▶ [Task to complete]:
Only the lines from the line containing "Convert this chart to D3.js code." through the line containing "const arrowTo = [[0.000425, 765], [0.002721, 2.567]];" should be reproduced, please, with no pictures.
━━ Given information ━━
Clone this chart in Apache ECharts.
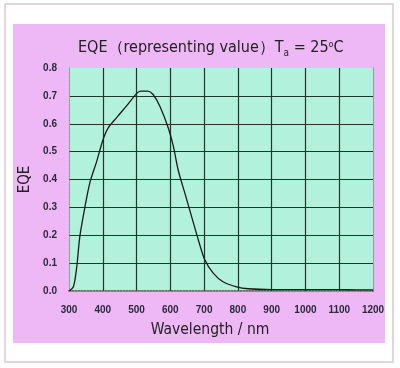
<!DOCTYPE html>
<html><head><meta charset="utf-8">
<script src="https://cdn.jsdelivr.net/npm/echarts@6/dist/echarts.min.js"></script>
<style>html,body{margin:0;padding:0;background:#fff}#c{width:400px;height:368px}</style>
</head><body><div id="c"></div>
<script>
const wavelength = [300,313,323,332,347,362,382,400,416,441,471,500,512,533,549,569,594,609,623,643,663,683,702,727,756,796,830,900,1000,1100,1150,1200];
const eqe = [0.0,0.015,0.087,0.195,0.30,0.39,0.465,0.54,0.585,0.622,0.665,0.708,0.717,0.717,0.705,0.663,0.585,0.519,0.435,0.351,0.267,0.183,0.112,0.064,0.033,0.015,0.008,0.005,0.005,0.005,0.004,0.004];
const xTicks = [300,400,500,600,700,800,900,1000,1100,1200];
const yTicks = [0.0,0.1,0.2,0.3,0.4,0.5,0.6,0.7,0.8];

const chart = echarts.init(document.getElementById('c'));
const lab = {color:'#2a2a3a', fontFamily:'Liberation Sans Narrow, Liberation Sans, sans-serif', fontSize:10, fontWeight:'bold'};
const tf = 'DejaVu Sans Condensed, DejaVu Sans, sans-serif';
chart.setOption({
  backgroundColor:'#fff',
  animation:false,
  graphic:[
    {type:'rect', shape:{x:5,y:4,width:388,height:358}, style:{fill:'#fff', stroke:'#d6cccc', lineWidth:1.5}, z:-10},
    {type:'rect', shape:{x:13,y:24,width:372,height:319}, style:{fill:'#EEB8F6'}, z:-9},
    {type:'rect', shape:{x:69,y:68,width:304,height:223}, style:{fill:'#B2F1DB'}, z:-8},
    {type:'text', left:78, top:40, style:{
      text:'{m|EQE（representing value）T}{s|a}{m| = 25}{u|o}{m|C}',
      rich:{
        m:{fontSize:16, fontFamily:tf, fill:'#222'},
        s:{fontSize:10, fontFamily:tf, fill:'#222', padding:[10,0,0,0]},
        u:{fontSize:9, fontFamily:tf, fill:'#222', padding:[0,0,6,0]}
      }
    }}
  ],
  grid:{left:69, right:27, top:68, bottom:77},
  xAxis:[{
    type:'value', min:300, max:1200, interval:100,
    name:'Wavelength / nm', nameLocation:'middle', nameGap:31,
    nameTextStyle:{fontSize:15.5, color:'#222', fontFamily:tf, padding:[0,22,0,0]},
    axisLine:{show:true, lineStyle:{color:'#3a4a40', type:'dotted', width:1.5}},
    axisTick:{show:false},
    axisLabel:Object.assign({margin:14, formatter:v=>xTicks.includes(v)?String(v):''}, lab),
    splitLine:{show:true, showMinLine:false, showMaxLine:false, lineStyle:{color:'#23352b', width:1.2}}
  },{
    type:'value', position:'top', min:300, max:1200, interval:100,
    axisLine:{show:true, lineStyle:{color:'#7a9a8a', type:'dotted'}},
    axisTick:{show:false}, axisLabel:{show:false}, splitLine:{show:false}
  }],
  yAxis:[{
    type:'value', min:0, max:0.8, interval:0.1,
    name:'EQE', nameLocation:'middle', nameGap:31, nameRotate:90,
    nameTextStyle:{fontSize:15, color:'#222', fontFamily:tf},
    axisLine:{show:true, lineStyle:{color:'#7a9a8a', type:'dotted'}},
    axisTick:{show:false},
    axisLabel:Object.assign({margin:12, formatter:v=>v.toFixed(1)}, lab),
    splitLine:{show:true, showMinLine:false, showMaxLine:false, lineStyle:{color:'#23352b', width:1.2}}
  },{
    type:'value', position:'right', min:0, max:0.8, interval:0.1,
    axisLine:{show:true, lineStyle:{color:'#7a9a8a', type:'dotted'}},
    axisTick:{show:false}, axisLabel:{show:false}, splitLine:{show:false}
  }],
  series:[{
    type:'line', smooth:0.3, symbol:'none',
    data: wavelength.map((w,i)=>[w, eqe[i]]),
    lineStyle:{color:'#1a1a1a', width:1.3}
  }]
});
</script></body></html>
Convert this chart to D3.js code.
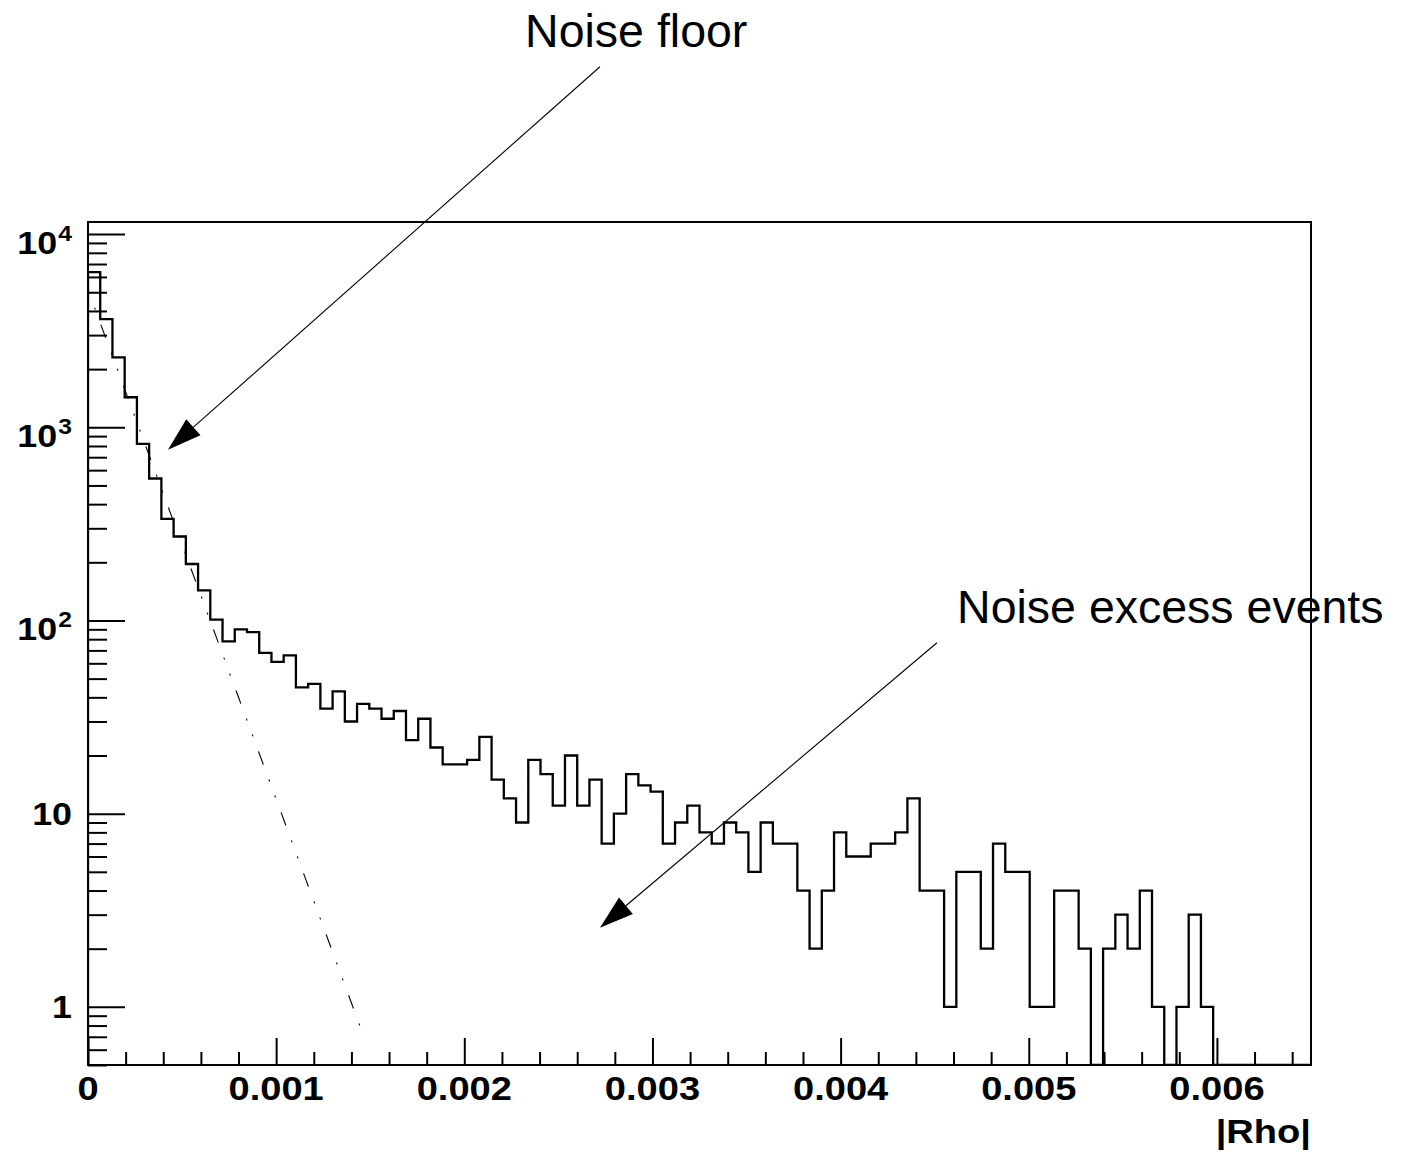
<!DOCTYPE html>
<html>
<head>
<meta charset="utf-8">
<script src="https://cdn.jsdelivr.net/npm/d3@7"></script>
<style>
  html, body { margin: 0; padding: 0; background: #fff; }
  svg { display: block; }
  text { font-family: "Liberation Sans", Arial, Helvetica, sans-serif; fill: #000; }
</style>
</head>
<body>
<svg id="chart" width="1408" height="1155"></svg>
<script>
// |Rho| distribution: 100 equal bins from 0 to 0.0065
const binStart = 0;
const binWidth = 0.000065;
const binCounts = [
  6350, 3630, 2300, 1430, 820, 543, 336, 272, 196, 143,
  101, 78, 90, 87, 68, 61, 66, 45, 47, 35,
  43, 30, 37, 35, 31, 34, 24, 31, 22, 18,
  18, 19, 25, 15, 12, 9, 19, 16, 11, 20,
  11, 15, 7, 10, 16, 14, 13, 7, 9, 11,
  8, 7, 9, 8, 5, 9, 7, 7, 4, 2,
  4, 8, 6, 6, 7, 7, 8, 12, 4, 4,
  1, 5, 5, 2, 7, 5, 5, 1, 1, 4,
  4, 2, 0, 2, 3, 2, 4, 1, 0, 1,
  3, 1, 0, 0, 0, 0, 0, 0, 0, 0
];

// exponential fit of the noise floor: exp(p0 + p1 * x)
const fitParams = [8.545, -6070];
const fitRange = [0, 0.00145];

// axes
const xDomain = [0, 0.0065];
const yDomain = [0.5, 11550];
const xTickValues = [0, 0.001, 0.002, 0.003, 0.004, 0.005, 0.006];
const xTickLabels = ["0", "0.001", "0.002", "0.003", "0.004", "0.005", "0.006"];
const yTickValues = [1, 10, 100, 1000, 10000];
const yTickBases = ["1", "10", "10", "10", "10"];
const yTickExponents = ["", "", "2", "3", "4"];
const xTitle = "|Rho|";

// annotations, anchored in data coordinates
const annotationTexts = ["Noise floor", "Noise excess events"];
const annotationTextAt = [[0.002323, 93200], [0.004619, 97.3]];
const arrowFrom = [[0.002721, 73500], [0.004512, 76.7]];
const arrowTo = [[0.000425, 765], [0.002721, 2.567]];

// ---------------------------------------------------------------
const frame = { left: 88, top: 222, right: 1311, bottom: 1065 };
const labelStretch = 1.12;
const svg = d3.select("#chart");

const x = d3.scaleLinear().domain(xDomain).range([frame.left, frame.right]);
const y = d3.scaleLog().domain(yDomain).range([frame.bottom, frame.top]);

// clip region for the plotted curves
svg.append("defs").append("clipPath").attr("id", "plot-area")
  .append("rect")
  .attr("x", frame.left).attr("y", frame.top)
  .attr("width", frame.right - frame.left)
  .attr("height", frame.bottom - frame.top);

// histogram outline; empty bins drop to the bottom of the frame
const stepPoints = [[binStart, yDomain[0]]];
binCounts.forEach((c, i) => {
  const lo = binStart + i * binWidth;
  const v = Math.max(c, yDomain[0]);
  stepPoints.push([lo, v], [lo + binWidth, v]);
});
const histLine = d3.line().x(d => x(d[0])).y(d => y(d[1]));
svg.append("path")
  .attr("clip-path", "url(#plot-area)")
  .attr("d", histLine(stepPoints))
  .attr("fill", "none")
  .attr("stroke", "#000")
  .attr("stroke-width", 2.3)
  .attr("stroke-linejoin", "miter");

// exponential fit, dash-dot-dot
const fitX = d3.range(0, 41).map(i => fitRange[0] + (fitRange[1] - fitRange[0]) * i / 40);
const fitPts = fitX.map(v => [v, Math.exp(fitParams[0] + fitParams[1] * v)]);
svg.append("path")
  .attr("clip-path", "url(#plot-area)")
  .attr("d", histLine(fitPts))
  .attr("fill", "none")
  .attr("stroke", "#000")
  .attr("stroke-width", 1.1)
  .attr("stroke-dasharray", "14,16,2,15,2,16")
  .attr("stroke-dashoffset", 28);

// frame box
svg.append("rect")
  .attr("x", frame.left).attr("y", frame.top)
  .attr("width", frame.right - frame.left)
  .attr("height", frame.bottom - frame.top)
  .attr("fill", "none").attr("stroke", "#000").attr("stroke-width", 2);

// ticks pointing into the frame
const xMinor = d3.range(0, 33).map(i => +(i * 0.0002).toFixed(6))
  .filter(v => !xTickValues.some(t => Math.abs(t - v) < 1e-9));

function tickAxis(axis, tx, ty) {
  const g = svg.append("g").attr("transform", `translate(${tx},${ty})`).call(axis);
  g.select(".domain").remove();
  g.selectAll(".tick line").attr("stroke", "#000").attr("stroke-width", 2);
  g.selectAll(".tick text").remove();
  return g;
}

tickAxis(d3.axisBottom(x).tickValues(xTickValues).tickSize(-27).tickFormat(""), 0, frame.bottom);
tickAxis(d3.axisBottom(x).tickValues(xMinor).tickSize(-13).tickFormat(""), 0, frame.bottom);

// y ticks (log decades and sub-decades)
const yMinor = [];
[0.1, 1, 10, 100, 1000].forEach(dec => {
  for (let k = 2; k <= 9; k++) {
    const v = k * dec;
    if (v >= yDomain[0] && v <= yDomain[1]) yMinor.push(v);
  }
});
tickAxis(d3.axisLeft(y).tickValues(yTickValues).tickSize(-37).tickFormat(""), frame.left, 0);
tickAxis(d3.axisLeft(y).tickValues(yMinor).tickSize(-19).tickFormat(""), frame.left, 0);

// x tick labels
xTickValues.forEach((v, i) => {
  svg.append("g")
    .attr("transform", `translate(${x(v)},1100)`)
    .append("text")
    .attr("transform", `scale(${labelStretch},1)`)
    .attr("text-anchor", "middle")
    .attr("font-weight", "bold")
    .attr("font-size", 34)
    .text(xTickLabels[i]);
});

// y tick labels (powers of ten with superscripts)
yTickValues.forEach((v, i) => {
  const hasExp = yTickExponents[i] !== "";
  const t = svg.append("g")
    .attr("transform", `translate(72,${y(v) + (hasExp ? 20 : 11)})`)
    .append("text")
    .attr("transform", `scale(${labelStretch},1)`)
    .attr("text-anchor", "end")
    .attr("font-weight", "bold")
    .attr("font-size", 32);
  t.append("tspan").text(yTickBases[i]);
  if (hasExp) {
    t.append("tspan")
      .attr("font-size", 22)
      .attr("dy", -13)
      .attr("dx", 1)
      .text(yTickExponents[i]);
  }
});

// x axis title
svg.append("g")
  .attr("transform", `translate(${frame.right},1143)`)
  .append("text")
  .attr("transform", `scale(${labelStretch},1)`)
  .attr("text-anchor", "end")
  .attr("font-weight", "bold")
  .attr("font-size", 34)
  .text(xTitle);

// annotations with arrows
annotationTexts.forEach((label, i) => {
  const [x0, y0] = [x(arrowFrom[i][0]), y(arrowFrom[i][1])];
  const [x1, y1] = [x(arrowTo[i][0]), y(arrowTo[i][1])];
  const dx = x1 - x0, dy = y1 - y0;
  const len = Math.hypot(dx, dy);
  const ux = dx / len, uy = dy / len;
  const headLen = 34, headHalf = 10.7;
  const bx = x1 - ux * headLen, by = y1 - uy * headLen;
  svg.append("line")
    .attr("x1", x0).attr("y1", y0).attr("x2", bx).attr("y2", by)
    .attr("stroke", "#000").attr("stroke-width", 1.1);
  svg.append("path")
    .attr("d", `M${x1},${y1}L${bx - uy * headHalf},${by + ux * headHalf}L${bx + uy * headHalf},${by - ux * headHalf}Z`)
    .attr("fill", "#000");
  svg.append("text")
    .attr("x", x(annotationTextAt[i][0]))
    .attr("y", y(annotationTextAt[i][1]))
    .attr("font-size", 46.5)
    .text(label);
});
</script>
</body>
</html>
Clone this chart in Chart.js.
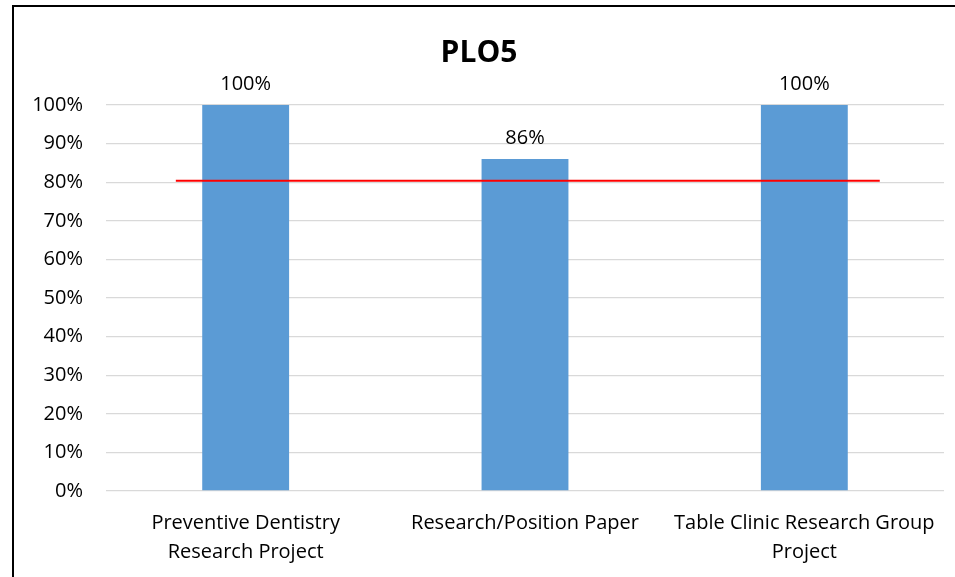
━━━
▶ [Reply to the task]:
Convert this chart to D3.js code.
<!DOCTYPE html>
<html>
<head>
<meta charset="utf-8">
<script src="https://cdn.jsdelivr.net/npm/d3@7"></script>
<style>
  html, body { margin: 0; padding: 0; background: #fff; }
  svg { display: block; }
  text { font-family: "Liberation Sans", Arial, Helvetica, sans-serif; fill: #000; }
</style>
</head>
<body>
<svg id="chart" width="1408" height="1155"></svg>
<script>
// |Rho| distribution: 100 equal bins from 0 to 0.0065
const binStart = 0;
const binWidth = 0.000065;
const binCounts = [
  6350, 3630, 2300, 1430, 820, 543, 336, 272, 196, 143,
  101, 78, 90, 87, 68, 61, 66, 45, 47, 35,
  43, 30, 37, 35, 31, 34, 24, 31, 22, 18,
  18, 19, 25, 15, 12, 9, 19, 16, 11, 20,
  11, 15, 7, 10, 16, 14, 13, 7, 9, 11,
  8, 7, 9, 8, 5, 9, 7, 7, 4, 2,
  4, 8, 6, 6, 7, 7, 8, 12, 4, 4,
  1, 5, 5, 2, 7, 5, 5, 1, 1, 4,
  4, 2, 0, 2, 3, 2, 4, 1, 0, 1,
  3, 1, 0, 0, 0, 0, 0, 0, 0, 0
];

// exponential fit of the noise floor: exp(p0 + p1 * x)
const fitParams = [8.545, -6070];
const fitRange = [0, 0.00145];

// axes
const xDomain = [0, 0.0065];
const yDomain = [0.5, 11550];
const xTickValues = [0, 0.001, 0.002, 0.003, 0.004, 0.005, 0.006];
const xTickLabels = ["0", "0.001", "0.002", "0.003", "0.004", "0.005", "0.006"];
const yTickValues = [1, 10, 100, 1000, 10000];
const yTickBases = ["1", "10", "10", "10", "10"];
const yTickExponents = ["", "", "2", "3", "4"];
const xTitle = "|Rho|";

// annotations, anchored in data coordinates
const annotationTexts = ["Noise floor", "Noise excess events"];
const annotationTextAt = [[0.002323, 93200], [0.004619, 97.3]];
const arrowFrom = [[0.002721, 73500], [0.004512, 76.7]];
const arrowTo = [[0.000425, 765], [0.002721, 2.567]];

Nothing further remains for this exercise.